======== Provided data ========
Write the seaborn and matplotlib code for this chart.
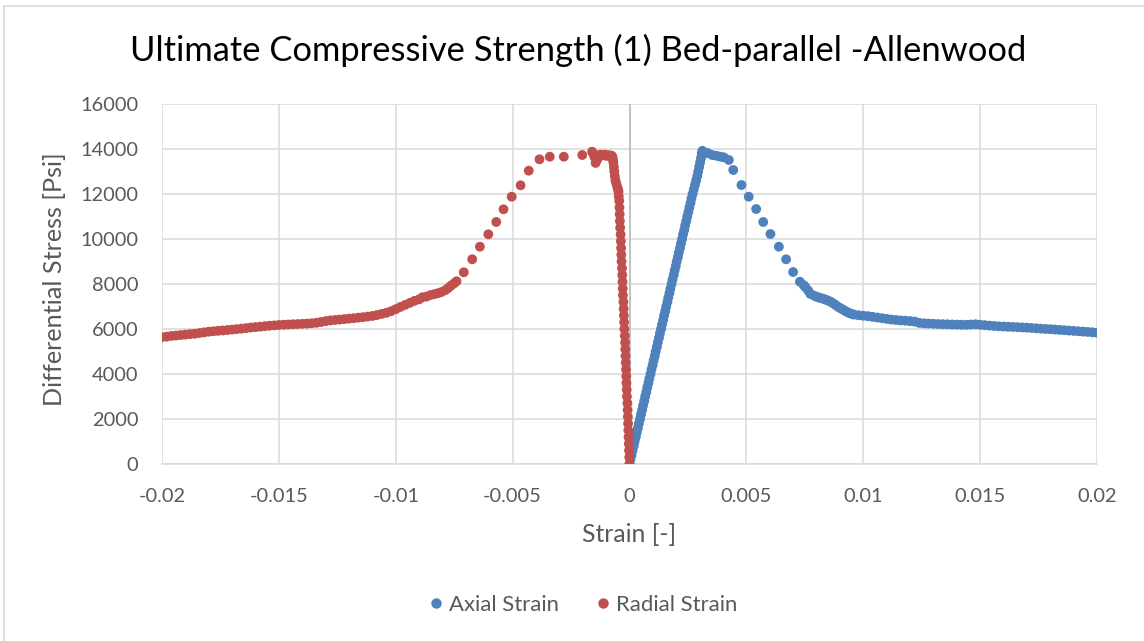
import matplotlib
matplotlib.use("Agg")
import matplotlib.pyplot as plt
from matplotlib.lines import Line2D
from matplotlib.patches import Rectangle
import pandas as pd
import seaborn as sns

# ---- Axial strain readings (strain [-], differential stress [psi]) ----
axial_strain = [
    0.00000, 0.00004, 0.00009, 0.00013, 0.00018, 0.00022, 0.00027, 0.00031,
    0.00036, 0.00040, 0.00045, 0.00049, 0.00054, 0.00058, 0.00063, 0.00067,
    0.00072, 0.00076, 0.00081, 0.00085, 0.00090, 0.00094, 0.00099, 0.00103,
    0.00108, 0.00112, 0.00117, 0.00121, 0.00126, 0.00130, 0.00135, 0.00139,
    0.00144, 0.00148, 0.00153, 0.00157, 0.00162, 0.00166, 0.00171, 0.00175,
    0.00180, 0.00184, 0.00189, 0.00193, 0.00198, 0.00202, 0.00207, 0.00211,
    0.00216, 0.00220, 0.00225, 0.00229, 0.00234, 0.00238, 0.00243, 0.00247,
    0.00252, 0.00256, 0.00261, 0.00265, 0.00270, 0.00275, 0.00280, 0.00285,
    0.00290, 0.00294, 0.00298, 0.00302, 0.00306, 0.00309, 0.00312,
    0.00335, 0.00354, 0.00372, 0.00389, 0.00403, 0.00425, 0.00444, 0.00479,
    0.00510, 0.00542, 0.00572, 0.00603, 0.00639, 0.00670, 0.00700, 0.00729,
    0.00745, 0.00753, 0.00765, 0.00774,
    0.0079, 0.0080, 0.0081, 0.0082, 0.0083, 0.0084, 0.0085, 0.0086, 0.0087,
    0.0088, 0.0089, 0.0090, 0.0091, 0.0092, 0.0093, 0.0094, 0.0095, 0.0096,
    0.0098, 0.0100, 0.0102, 0.0104, 0.0106, 0.0108, 0.0110, 0.0112, 0.0114,
    0.0116, 0.0118, 0.0120, 0.0122, 0.0124, 0.0126, 0.0128, 0.0130, 0.0132,
    0.0134, 0.0136, 0.0138, 0.0140, 0.0142, 0.0144, 0.0146, 0.0148, 0.0150,
    0.0152, 0.0154, 0.0156, 0.0158, 0.0160, 0.0162, 0.0164, 0.0166, 0.0168,
    0.0170, 0.0172, 0.0174, 0.0176, 0.0178, 0.0180, 0.0182, 0.0184, 0.0186,
    0.0188, 0.0190, 0.0192, 0.0194, 0.0196, 0.0198, 0.0200,
]
axial_stress = [
    0, 200, 400, 600, 800, 1000, 1200, 1400,
    1600, 1800, 2000, 2200, 2400, 2600, 2800, 3000,
    3200, 3400, 3600, 3800, 4000, 4200, 4400, 4600,
    4800, 5000, 5200, 5400, 5600, 5800, 6000, 6200,
    6400, 6600, 6800, 7000, 7200, 7400, 7600, 7800,
    8000, 8200, 8400, 8600, 8800, 9000, 9200, 9400,
    9600, 9800, 10000, 10200, 10400, 10600, 10800, 11000,
    11200, 11400, 11600, 11800, 12000, 12200, 12400, 12600,
    12800, 13000, 13200, 13400, 13600, 13800, 13920,
    13820, 13733, 13700, 13658, 13631, 13511, 13067, 12400,
    11880, 11333, 10756, 10222, 9658, 9098, 8533, 8102,
    7950, 7853, 7700, 7556,
    7480, 7430, 7400, 7370, 7340, 7300, 7260, 7213, 7150,
    7080, 7000, 6940, 6880, 6820, 6760, 6710, 6670, 6640,
    6610, 6590, 6570, 6540, 6510, 6480, 6450, 6420, 6400,
    6380, 6370, 6350, 6330, 6270, 6250, 6240, 6230, 6220,
    6215, 6210, 6200, 6195, 6190, 6185, 6200, 6210, 6190,
    6170, 6150, 6135, 6120, 6110, 6100, 6090, 6080, 6070,
    6060, 6045, 6030, 6015, 6000, 5990, 5975, 5960, 5945,
    5930, 5915, 5900, 5885, 5870, 5855, 5836,
]

# ---- Radial strain readings ----
radial_strain = [
    0.00000, -0.00001, -0.00002, -0.00003, -0.00004, -0.00005, -0.00006,
    -0.00007, -0.00008, -0.00009, -0.00011, -0.00012, -0.00013, -0.00014,
    -0.00015, -0.00016, -0.00017, -0.00018, -0.00019, -0.00020, -0.00022,
    -0.00023, -0.00024, -0.00025, -0.00026, -0.00028, -0.00029, -0.00030,
    -0.00031, -0.00032, -0.00034, -0.00035, -0.00036, -0.00037, -0.00038,
    -0.00040, -0.00041, -0.00042, -0.00043, -0.00044, -0.00046, -0.00047,
    -0.00049, -0.00052, -0.00056, -0.00060, -0.00063, -0.00065, -0.00067,
    -0.00069, -0.00071, -0.00073, -0.00076, -0.00080, -0.00085, -0.00090,
    -0.00095, -0.00100, -0.00105, -0.00110, -0.00115, -0.00120, -0.00125,
    -0.00130, -0.00135, -0.00140, -0.00145, -0.00150, -0.00155, -0.00160,
    -0.00202, -0.00281, -0.00341, -0.00385, -0.00431, -0.00466, -0.00504,
    -0.00539, -0.00570, -0.00604, -0.00640, -0.00673, -0.00709, -0.00740,
    -0.00750, -0.00763, -0.00775, -0.00787, -0.00805, -0.00821, -0.00835,
    -0.00851, -0.00868, -0.00886, -0.00900,
    -0.0092, -0.0094, -0.0096, -0.0098, -0.0100, -0.0102, -0.0104, -0.0106,
    -0.0108, -0.0110, -0.0112, -0.0114, -0.0116, -0.0118, -0.0120, -0.0122,
    -0.0124, -0.0126, -0.0128, -0.0130, -0.0132, -0.0134, -0.0136, -0.0138,
    -0.0140, -0.0142, -0.0144, -0.0146, -0.0148, -0.0150, -0.0152, -0.0154,
    -0.0156, -0.0158, -0.0160, -0.0162, -0.0164, -0.0166, -0.0168, -0.0170,
    -0.0172, -0.0174, -0.0176, -0.0178, -0.0180, -0.0182, -0.0184, -0.0186,
    -0.0188, -0.0190, -0.0192, -0.0194, -0.0196, -0.0198, -0.0200,
]
radial_stress = [
    0, 300, 600, 900, 1200, 1500, 1800,
    2100, 2400, 2700, 3000, 3300, 3600, 3900,
    4200, 4500, 4800, 5100, 5400, 5700, 6000,
    6300, 6600, 6900, 7200, 7500, 7800, 8100,
    8400, 8700, 9000, 9300, 9600, 9900, 10200,
    10500, 10800, 11100, 11400, 11700, 11900, 12100,
    12200, 12300, 12450, 12600, 12800, 13000, 13200,
    13400, 13550, 13650, 13700, 13700, 13720, 13700,
    13720, 13700, 13750, 13720, 13740, 13720, 13750,
    13700, 13600, 13500, 13380, 13650, 13800, 13880,
    13733, 13658, 13658, 13542, 13036, 12387, 11880,
    11320, 10756, 10209, 9658, 9098, 8520, 8120,
    8030, 7933, 7820, 7733, 7640, 7587, 7550,
    7511, 7440, 7409, 7320,
    7250, 7160, 7070, 6980, 6880, 6790, 6720, 6670,
    6620, 6580, 6550, 6525, 6505, 6480, 6460, 6440,
    6420, 6400, 6380, 6350, 6310, 6275, 6255, 6240,
    6230, 6220, 6210, 6200, 6190, 6178, 6160, 6145,
    6125, 6105, 6085, 6065, 6040, 6015, 5995, 5975,
    5955, 5935, 5920, 5900, 5880, 5850, 5820, 5790,
    5770, 5750, 5730, 5710, 5690, 5660, 5640,
]

x_ticks = [-0.02, -0.015, -0.01, -0.005, 0, 0.005, 0.01, 0.015, 0.02]
x_tick_labels = ["-0.02", "-0.015", "-0.01", "-0.005", "0",
                 "0.005", "0.01", "0.015", "0.02"]
y_ticks = [0, 2000, 4000, 6000, 8000, 10000, 12000, 14000, 16000]
y_tick_labels = [str(v) for v in y_ticks]

series_names = ["Axial Strain", "Radial Strain"]
series_colors = {"Axial Strain": "#4f81bd", "Radial Strain": "#c0504d"}

title_text = "Ultimate Compressive Strength (1) Bed-parallel -Allenwood"
x_label = "Strain [-]"
y_label = "Differential Stress [Psi]"

df = pd.concat([
    pd.DataFrame({"strain": axial_strain, "stress": axial_stress,
                  "series": series_names[0]}),
    pd.DataFrame({"strain": radial_strain, "stress": radial_stress,
                  "series": series_names[1]}),
], ignore_index=True)

sns.set_theme(style="white")
plt.rcParams["font.family"] = ["Lato", "DejaVu Sans"]

text_color = "#595959"
grid_color = "#d9d9d9"

fig = plt.figure(figsize=(11.44, 6.41), dpi=100)
ax = fig.add_axes([162 / 1144, 1 - 464 / 641, (1097 - 162) / 1144, (464 - 104) / 641])

sns.scatterplot(data=df, x="strain", y="stress", hue="series",
                palette=series_colors, s=50, linewidth=0, alpha=1,
                legend=False, ax=ax, zorder=3)

ax.set_xlim(-0.02, 0.02)
ax.set_ylim(0, 16000)
ax.set_xticks(x_ticks, x_tick_labels)
ax.set_yticks(y_ticks, y_tick_labels)
ax.tick_params(axis="both", length=0, labelsize=14.4, colors=text_color)
ax.tick_params(axis="x", pad=17)
ax.tick_params(axis="y", pad=17)
ax.grid(True, color=grid_color, linewidth=1.1, zorder=0)
ax.set_axisbelow(True)
for side in ["top", "right", "left"]:
    ax.spines[side].set_visible(False)
ax.spines["bottom"].set_color(grid_color)
ax.spines["bottom"].set_linewidth(1.1)
# vertical value axis crosses at zero strain
ax.axvline(0, color="#bfbfbf", linewidth=1.3, zorder=1)

ax.set_xlabel(x_label, fontsize=17.8, color=text_color, va="center")
ax.set_ylabel(y_label, fontsize=18.2, color=text_color, va="center")
ax.xaxis.set_label_coords(0.5, (464 - 535) / 360)
ax.yaxis.set_label_coords((55 - 162) / 935, 0.512)

fig.text(578 / 1144, 1 - 50 / 641, title_text, fontsize=24.8,
         color="#000000", ha="center", va="center")

handles = [Line2D([0], [0], marker="o", linestyle="none", markersize=7.5,
                  markerfacecolor=series_colors[n], markeredgewidth=0)
           for n in series_names]
leg = fig.legend(handles, series_names, loc="center", ncol=2,
                 bbox_to_anchor=(581 / 1144, 1 - 605 / 641), frameon=False,
                 fontsize=15.9, handletextpad=0.1, columnspacing=1.5,
                 handlelength=1.0)
for t in leg.get_texts():
    t.set_color(text_color)

# chart-area frame
fig.patches.append(Rectangle((4 / 1144, -0.05), 1.2, 1 - 6 / 641 + 0.05,
                             transform=fig.transFigure, fill=False,
                             edgecolor="#d9d9d9", linewidth=1.2))

fig.savefig("out.png", dpi=100)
========
_Problem requirements_
Repeat, with no pictures, each line from the beginning of the data through the line containing "import seaborn as sns", inclusive.

_Response for this exercise_
Write the seaborn and matplotlib code for this chart.
import matplotlib
matplotlib.use("Agg")
import matplotlib.pyplot as plt
from matplotlib.lines import Line2D
from matplotlib.patches import Rectangle
import pandas as pd
import seaborn as sns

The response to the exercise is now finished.